Great Carrs, in common with many fells, has easy slopes to the west and crags to the east. These crags- falling directly from the summit- form the head of Greenburn. A steep sided, rather marshy valley, Greenburn is a part of the Little Langdale system, its waters joining the River Brathay at Little Langdale Tarn. Greenburn itself bears a tarn, or more correctly the remains of a reservoir. A natural waterbody was dammed in the early 18th century to provide water for the Greenburn Mine. The 250 yard long barrage has now been breached to leave a collection of pools and bogs. The mines in question, also known as New Coniston Mine, were worked for copper from 1845 until substantially abandoned in 1865, the shafts reaching a depth of 700 ft below ground. Greenburn is bounded to the north by the curve of Wet Side Edge and to the south by Wetherlam.

Wet Side Edge has a number of intermediate tops including Little Carrs (2270 ft), Hell Gill Pike (2172 ft) and Rough Crags (1600 ft). To the north of the ridge is Wrynose Pass, the only connection for vehicles between Langdale and the Duddon Valley, and the route of a Roman road. Across the pass are Cold Pike and Pike of Blisco, and behind them the ground rises toward the Scafells. The top of the pass at (1290 ft), although facilitating access from east to west, does not sit on any obvious ridge descending from Great Carrs.

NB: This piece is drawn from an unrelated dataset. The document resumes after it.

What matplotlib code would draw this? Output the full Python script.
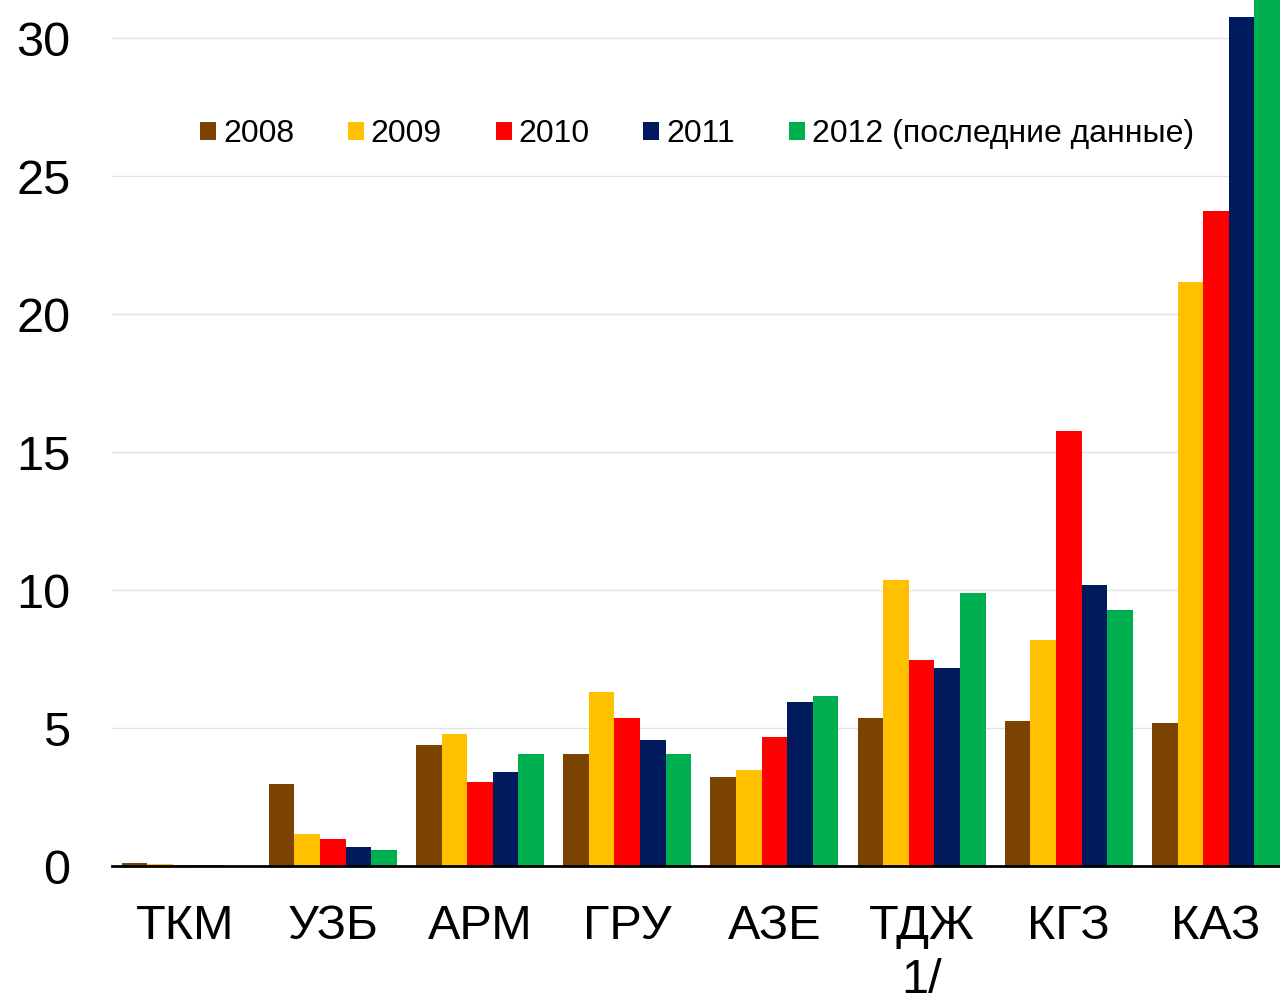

To the west of Great Carrs long slopes fall to the head of the Duddon valley as the river begins its long journey from Wrynose to the Duddon Sands. There are isolated features such as Mart Crag and the deep gully of Hell Gill, but these flanks are generally unfrequented.

==Geology==
The Wet Side Edge Member (andesitic lapilli tuff) and Long Top Member (rhyolitic tuff) recur in faulted bands across the fell.

==Air crash==
The ridge southward to Swirl How is named Top of Broad Slack, Broad Slack being a ferociously steep grass slope climbing out of Greenburn between the crags. This is the site of a wartime air crash and bears the sad remains of a Royal Canadian Air Force Handley Page Halifax bomber. The undercarriage, together with a wooden cross and memorial cairn is on the top of the ridge with the rest of the wreckage spread down Broad Slack. During a night time navigation exercise in 1944, the RCAF Halifax from RAF Topcliffe in North Yorkshire became lost in thick cloud while over the north west of England. In an attempt to wait out the blanket of grey, they circled in hope the cloud would clear, ultimately becoming hopelessly lost. To try to get a visual fix for the navigator, the pilot dropped the bomber out of the cloud base, with no knowledge of what was below him. Unfortunately, for both him, the crew and the aircraft, they were greeted by the great rising fells of Swirl How and Great Carrs. With no time to react, the aircraft hit the mountainside killing all on board. Despite the crew perishing in the impact, the bomber remained largely intact and, to prevent other aircraft from spotting it and reporting it repeatedly, the wreckage was cut into a number of smaller, moveable pieces and discarded down Broad Slack, where parts of it are still visible today. Over the years, two of the four Rolls-Royce engines were recovered from the crash site by an RAF helicopter, one of which is now on display at the Ruskin Museum in Coniston. In contrast to the craggy scarp of the east face, the western slope of the ridge descends over grass to the col of Fairfield, forming a tilted triangular plateau. Across Fairfield is the rocky top of Grey Friar.

==Summit==
The summit of Great Carrs is marked by a small cairn on grass, perched above the rocky abyss of the head of Greenburn. The view to the north takes in serried ranks of fells while in other directions the Isle of Man and Pennines can be seen.

==Ascents==
Climbs from Little Langdale via Wet Side Edge provide the most popular direct route up Great Carrs. The Edge can also be gained near the top from the summit of Wrynose Pass. Pathless ascents via Hell Gill or Broad Slack are also possible, but many other walkers will arrive on Great Carrs from Swirl How or Grey Friar.